Witnesses say that the incident began when the car started honking as it turned towards the area of the protest and stopped because of a large number of people on the road. According the Manley, Foster, who was holding an “AK-47 type assault rifle” approached the driver’s window of the car as others began hitting the vehicle. Gunshots were then fired from inside the car.
It’s unclear what happened. 911 callers received multiple calls, including one from the driver of the car who said they had been shot by someone who approached their vehicle and pointed a rifle at them.
“During the initial investigation of this incident it appears that Mr. Foster may have pointed his weapon at the driver of this vehicle prior to being shot,” Manley said.
Once gunshots were fired, another person in the crowd drew their concealed handgun and fired multiple shots at the car while it drove away.
One witness Michael Capochiano told The New York Times he saw the suspect’s car veer towards the car, causing people to run.

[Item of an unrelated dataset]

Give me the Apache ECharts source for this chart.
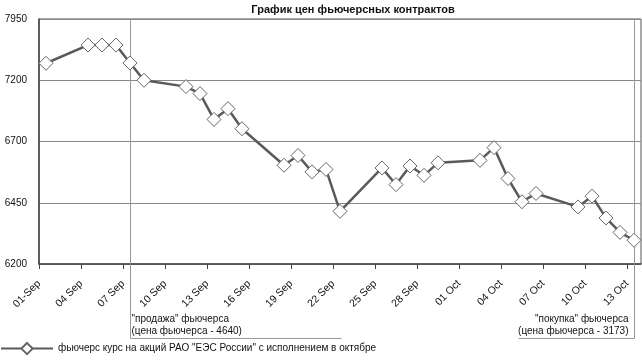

“You could hear the wheels squealing from hitting the accelerator so fast,” Capochiano, 53, said. “I’m a little surprised that nobody got hit. He was driving at an aggressive speed into the crowd.”
Capochiano also said Foster “was not aiming the gun or doing anything aggressive with the gun. He was not holding it in an aggressive manner…I’m not sure if there was much of an exchange of words. It wasn’t like there was any sort of verbal altercations. He wasn’t charging at the car. He was just walking over there.”
Manley said that there is an active investigation and detectives are reviewing videos, photos, and witness statements to “determine the precise actions of those involved.”
According to state law, openly carrying firearms in public places is legal in Texas as long as it’s not done “in a manner calculated to alarm.”
“They don’t let us march in the streets anymore, so I got to practice some of our rights,” Foster said in an interview he had with journalist Hiram Gilberto Garcia shortly before Foster was killed.
“I mean, if I use it against the cops, I’m dead, and I think all the people that hate us and want to say shit to us are too big of p*ssies to stop and actually do anything about it,” Foster said.
Foster and Mitchell had been together since they were 17. They attended the protest together as they had done “almost every day fo the past 50 days,” Foster’s mother Sheila Foster said.
Mitchell, whom Foster was pushing in her wheelchair at the time of the shooting, was not hurt.